● **MATERIAL PROVIDED**:
──────────────────────────────

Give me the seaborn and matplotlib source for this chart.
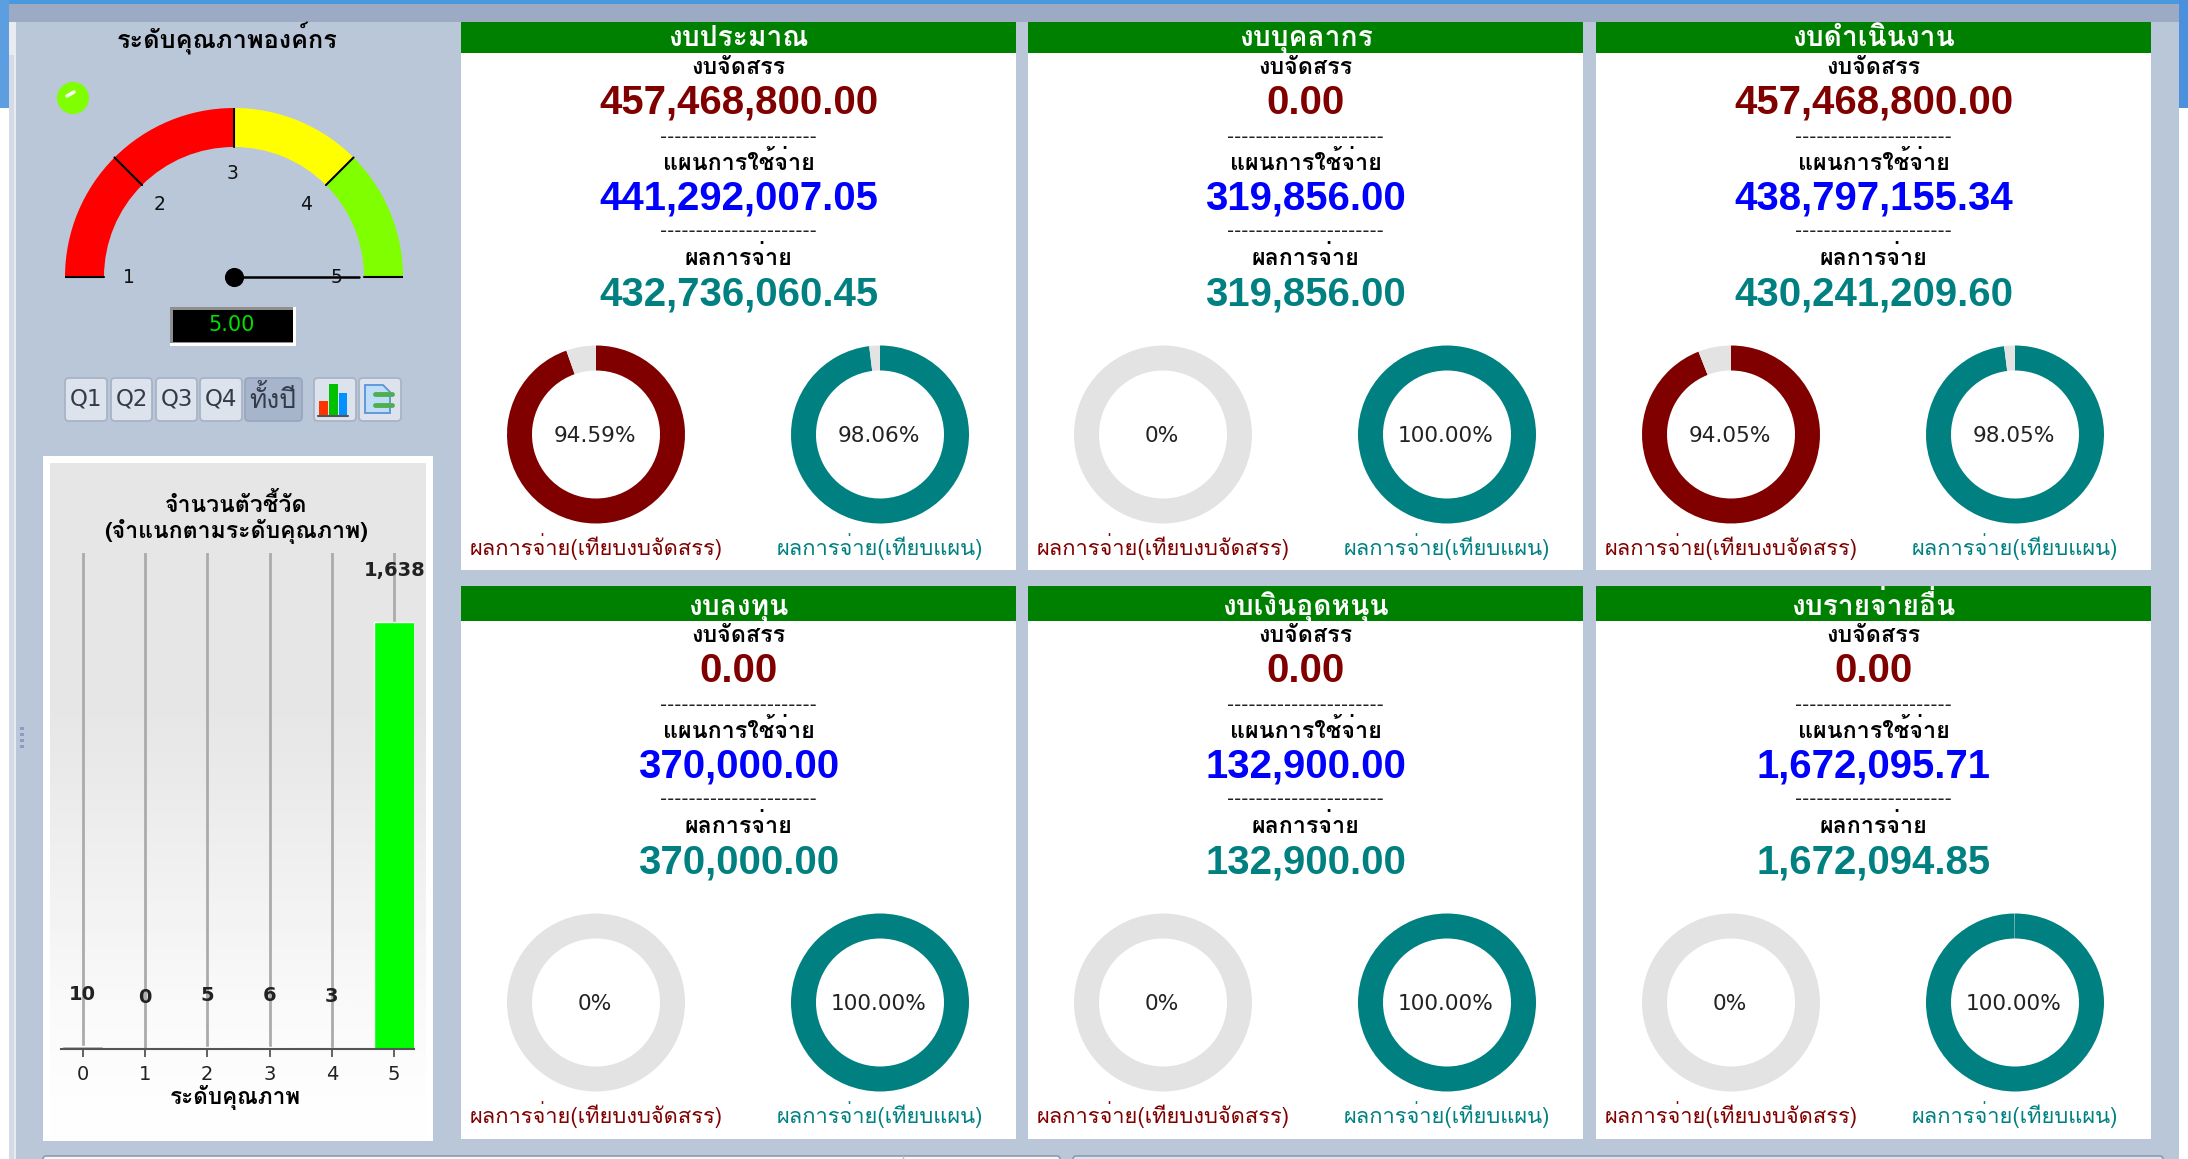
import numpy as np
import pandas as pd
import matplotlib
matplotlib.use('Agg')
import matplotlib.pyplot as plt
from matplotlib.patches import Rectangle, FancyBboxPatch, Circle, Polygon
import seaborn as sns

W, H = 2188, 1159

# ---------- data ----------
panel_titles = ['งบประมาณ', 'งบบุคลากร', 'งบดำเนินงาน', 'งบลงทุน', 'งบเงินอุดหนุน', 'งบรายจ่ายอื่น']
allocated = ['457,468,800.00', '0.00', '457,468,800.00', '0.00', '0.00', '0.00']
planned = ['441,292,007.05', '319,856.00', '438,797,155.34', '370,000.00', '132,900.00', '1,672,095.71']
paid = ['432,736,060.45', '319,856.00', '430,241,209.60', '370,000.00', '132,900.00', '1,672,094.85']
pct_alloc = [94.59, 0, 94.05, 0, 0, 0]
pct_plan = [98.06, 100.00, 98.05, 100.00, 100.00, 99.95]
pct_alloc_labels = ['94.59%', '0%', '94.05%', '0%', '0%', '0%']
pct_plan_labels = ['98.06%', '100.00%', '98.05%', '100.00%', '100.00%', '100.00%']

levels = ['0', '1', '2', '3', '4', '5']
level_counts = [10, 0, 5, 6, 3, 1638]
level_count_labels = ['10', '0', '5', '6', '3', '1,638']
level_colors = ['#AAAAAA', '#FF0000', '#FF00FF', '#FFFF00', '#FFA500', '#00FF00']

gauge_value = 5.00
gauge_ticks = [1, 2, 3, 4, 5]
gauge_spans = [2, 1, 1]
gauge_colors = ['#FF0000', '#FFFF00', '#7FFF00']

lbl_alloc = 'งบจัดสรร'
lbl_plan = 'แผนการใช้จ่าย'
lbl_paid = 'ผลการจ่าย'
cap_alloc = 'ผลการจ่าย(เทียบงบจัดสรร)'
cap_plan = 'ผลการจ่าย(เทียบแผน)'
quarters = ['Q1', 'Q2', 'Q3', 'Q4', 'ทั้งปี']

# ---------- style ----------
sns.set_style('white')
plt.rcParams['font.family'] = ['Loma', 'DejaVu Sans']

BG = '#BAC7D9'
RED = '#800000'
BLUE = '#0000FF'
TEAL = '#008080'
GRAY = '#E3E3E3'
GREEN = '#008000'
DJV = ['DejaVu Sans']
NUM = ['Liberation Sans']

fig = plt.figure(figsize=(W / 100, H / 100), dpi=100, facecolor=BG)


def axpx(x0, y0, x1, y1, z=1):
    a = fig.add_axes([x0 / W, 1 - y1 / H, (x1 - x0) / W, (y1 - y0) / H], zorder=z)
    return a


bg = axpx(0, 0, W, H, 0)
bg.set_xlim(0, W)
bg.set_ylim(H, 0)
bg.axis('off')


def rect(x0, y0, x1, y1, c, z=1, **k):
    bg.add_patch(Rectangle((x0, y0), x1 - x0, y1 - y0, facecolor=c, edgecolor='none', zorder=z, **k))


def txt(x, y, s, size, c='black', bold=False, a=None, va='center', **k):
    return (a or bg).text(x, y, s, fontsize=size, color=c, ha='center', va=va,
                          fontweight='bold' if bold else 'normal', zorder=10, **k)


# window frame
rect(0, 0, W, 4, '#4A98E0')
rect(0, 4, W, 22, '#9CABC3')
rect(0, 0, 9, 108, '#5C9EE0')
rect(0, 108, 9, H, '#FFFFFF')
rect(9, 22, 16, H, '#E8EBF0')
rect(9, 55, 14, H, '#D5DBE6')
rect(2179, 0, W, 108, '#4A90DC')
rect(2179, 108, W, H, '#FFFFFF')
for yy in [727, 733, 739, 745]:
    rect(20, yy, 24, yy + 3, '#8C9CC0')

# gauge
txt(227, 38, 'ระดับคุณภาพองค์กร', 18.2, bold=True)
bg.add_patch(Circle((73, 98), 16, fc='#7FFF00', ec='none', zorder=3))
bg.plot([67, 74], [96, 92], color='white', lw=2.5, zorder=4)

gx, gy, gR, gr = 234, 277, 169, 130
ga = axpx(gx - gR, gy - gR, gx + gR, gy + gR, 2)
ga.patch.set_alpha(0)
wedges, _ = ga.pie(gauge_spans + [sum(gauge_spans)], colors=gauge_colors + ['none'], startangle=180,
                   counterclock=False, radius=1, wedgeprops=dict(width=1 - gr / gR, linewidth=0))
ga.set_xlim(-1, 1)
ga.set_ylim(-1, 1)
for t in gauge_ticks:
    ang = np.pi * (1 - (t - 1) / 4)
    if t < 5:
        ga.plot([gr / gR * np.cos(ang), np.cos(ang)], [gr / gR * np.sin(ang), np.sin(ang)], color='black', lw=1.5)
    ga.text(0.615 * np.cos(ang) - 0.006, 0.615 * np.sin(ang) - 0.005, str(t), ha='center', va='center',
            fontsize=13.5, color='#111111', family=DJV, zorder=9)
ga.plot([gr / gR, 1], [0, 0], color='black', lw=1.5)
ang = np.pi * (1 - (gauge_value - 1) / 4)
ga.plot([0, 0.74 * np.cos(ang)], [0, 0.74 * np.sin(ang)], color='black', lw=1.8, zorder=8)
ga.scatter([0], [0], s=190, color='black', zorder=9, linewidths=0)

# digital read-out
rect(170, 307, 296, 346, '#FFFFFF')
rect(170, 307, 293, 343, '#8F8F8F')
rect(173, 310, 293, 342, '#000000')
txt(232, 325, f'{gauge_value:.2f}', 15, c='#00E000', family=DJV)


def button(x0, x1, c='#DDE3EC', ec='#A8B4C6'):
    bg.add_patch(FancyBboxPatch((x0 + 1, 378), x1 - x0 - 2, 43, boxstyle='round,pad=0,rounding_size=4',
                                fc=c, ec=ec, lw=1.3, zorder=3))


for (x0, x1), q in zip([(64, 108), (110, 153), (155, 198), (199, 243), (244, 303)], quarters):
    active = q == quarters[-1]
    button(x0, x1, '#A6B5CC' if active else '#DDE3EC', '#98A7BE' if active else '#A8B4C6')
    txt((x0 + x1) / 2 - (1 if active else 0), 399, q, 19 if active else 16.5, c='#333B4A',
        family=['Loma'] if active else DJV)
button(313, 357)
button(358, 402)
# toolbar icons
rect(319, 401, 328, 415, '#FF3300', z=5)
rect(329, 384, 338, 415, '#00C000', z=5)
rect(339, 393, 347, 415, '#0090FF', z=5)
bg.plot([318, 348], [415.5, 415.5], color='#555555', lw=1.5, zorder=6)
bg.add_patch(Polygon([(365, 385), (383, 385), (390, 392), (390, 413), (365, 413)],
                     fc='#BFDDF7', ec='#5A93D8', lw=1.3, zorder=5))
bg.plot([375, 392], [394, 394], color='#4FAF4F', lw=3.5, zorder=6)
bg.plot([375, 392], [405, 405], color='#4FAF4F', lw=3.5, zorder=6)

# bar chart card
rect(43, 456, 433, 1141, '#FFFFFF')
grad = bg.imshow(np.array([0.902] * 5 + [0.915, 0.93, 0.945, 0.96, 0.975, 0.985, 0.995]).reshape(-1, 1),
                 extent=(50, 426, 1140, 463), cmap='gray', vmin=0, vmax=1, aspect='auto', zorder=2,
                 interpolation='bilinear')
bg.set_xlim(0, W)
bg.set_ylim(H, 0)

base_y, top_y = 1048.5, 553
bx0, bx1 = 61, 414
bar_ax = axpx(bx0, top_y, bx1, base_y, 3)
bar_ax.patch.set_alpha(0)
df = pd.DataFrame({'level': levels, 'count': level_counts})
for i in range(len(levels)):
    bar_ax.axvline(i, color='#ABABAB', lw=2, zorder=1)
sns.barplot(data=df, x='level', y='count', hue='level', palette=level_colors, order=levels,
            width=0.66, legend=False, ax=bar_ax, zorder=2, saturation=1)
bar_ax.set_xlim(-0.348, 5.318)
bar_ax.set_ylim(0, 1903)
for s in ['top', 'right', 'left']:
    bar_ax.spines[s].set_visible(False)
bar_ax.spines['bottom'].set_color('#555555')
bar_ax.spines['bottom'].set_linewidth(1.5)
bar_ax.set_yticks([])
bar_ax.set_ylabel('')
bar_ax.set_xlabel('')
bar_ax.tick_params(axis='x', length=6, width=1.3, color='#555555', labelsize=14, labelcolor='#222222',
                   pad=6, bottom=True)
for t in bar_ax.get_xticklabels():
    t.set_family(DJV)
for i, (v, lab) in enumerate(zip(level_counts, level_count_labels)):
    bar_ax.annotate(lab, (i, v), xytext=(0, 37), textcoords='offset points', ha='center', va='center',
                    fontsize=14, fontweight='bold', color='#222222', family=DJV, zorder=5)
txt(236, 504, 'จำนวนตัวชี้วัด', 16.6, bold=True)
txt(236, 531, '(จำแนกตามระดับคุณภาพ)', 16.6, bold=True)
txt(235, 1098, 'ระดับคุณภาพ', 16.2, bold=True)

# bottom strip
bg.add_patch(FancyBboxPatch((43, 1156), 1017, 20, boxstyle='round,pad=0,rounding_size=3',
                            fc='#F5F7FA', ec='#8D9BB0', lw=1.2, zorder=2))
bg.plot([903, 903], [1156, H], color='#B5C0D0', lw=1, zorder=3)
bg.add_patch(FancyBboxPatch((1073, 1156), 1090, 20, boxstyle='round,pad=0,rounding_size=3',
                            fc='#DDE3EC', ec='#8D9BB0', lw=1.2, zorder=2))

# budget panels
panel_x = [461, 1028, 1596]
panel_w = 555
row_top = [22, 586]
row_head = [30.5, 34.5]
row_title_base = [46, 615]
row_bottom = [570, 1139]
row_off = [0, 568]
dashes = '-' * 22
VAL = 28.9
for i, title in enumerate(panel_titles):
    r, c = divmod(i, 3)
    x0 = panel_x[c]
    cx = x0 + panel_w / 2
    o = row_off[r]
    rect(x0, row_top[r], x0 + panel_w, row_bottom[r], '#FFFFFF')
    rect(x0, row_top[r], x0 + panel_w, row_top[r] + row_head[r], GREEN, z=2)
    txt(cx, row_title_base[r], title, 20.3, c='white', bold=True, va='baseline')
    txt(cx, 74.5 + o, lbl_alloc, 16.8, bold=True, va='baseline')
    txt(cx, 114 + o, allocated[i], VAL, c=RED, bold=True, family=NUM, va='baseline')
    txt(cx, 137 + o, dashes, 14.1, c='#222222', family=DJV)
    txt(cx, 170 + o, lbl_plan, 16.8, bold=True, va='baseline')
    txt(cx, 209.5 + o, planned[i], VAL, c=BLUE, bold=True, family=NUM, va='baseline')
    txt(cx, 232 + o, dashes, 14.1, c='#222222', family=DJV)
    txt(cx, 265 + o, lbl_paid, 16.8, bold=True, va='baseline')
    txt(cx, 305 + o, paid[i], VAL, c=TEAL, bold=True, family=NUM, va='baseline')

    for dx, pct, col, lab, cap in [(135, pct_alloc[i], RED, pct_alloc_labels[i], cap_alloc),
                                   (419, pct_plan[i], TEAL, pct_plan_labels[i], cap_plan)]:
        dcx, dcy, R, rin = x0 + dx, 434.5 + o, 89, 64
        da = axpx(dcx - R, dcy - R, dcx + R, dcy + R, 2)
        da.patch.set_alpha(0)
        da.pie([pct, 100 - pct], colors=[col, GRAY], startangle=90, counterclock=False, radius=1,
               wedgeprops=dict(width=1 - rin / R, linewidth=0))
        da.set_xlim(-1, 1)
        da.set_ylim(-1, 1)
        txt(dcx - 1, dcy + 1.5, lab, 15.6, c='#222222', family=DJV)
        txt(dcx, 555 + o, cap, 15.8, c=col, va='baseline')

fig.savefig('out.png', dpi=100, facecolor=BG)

──────────────────────────────

● **WRITTEN TASK**: With all pictures left out, please transcribe exactly the lines from the start of the material through the line with "W, H = 2188, 1159".

● **EXERCISE RESULT**:
Give me the seaborn and matplotlib source for this chart.
import numpy as np
import pandas as pd
import matplotlib
matplotlib.use('Agg')
import matplotlib.pyplot as plt
from matplotlib.patches import Rectangle, FancyBboxPatch, Circle, Polygon
import seaborn as sns

W, H = 2188, 1159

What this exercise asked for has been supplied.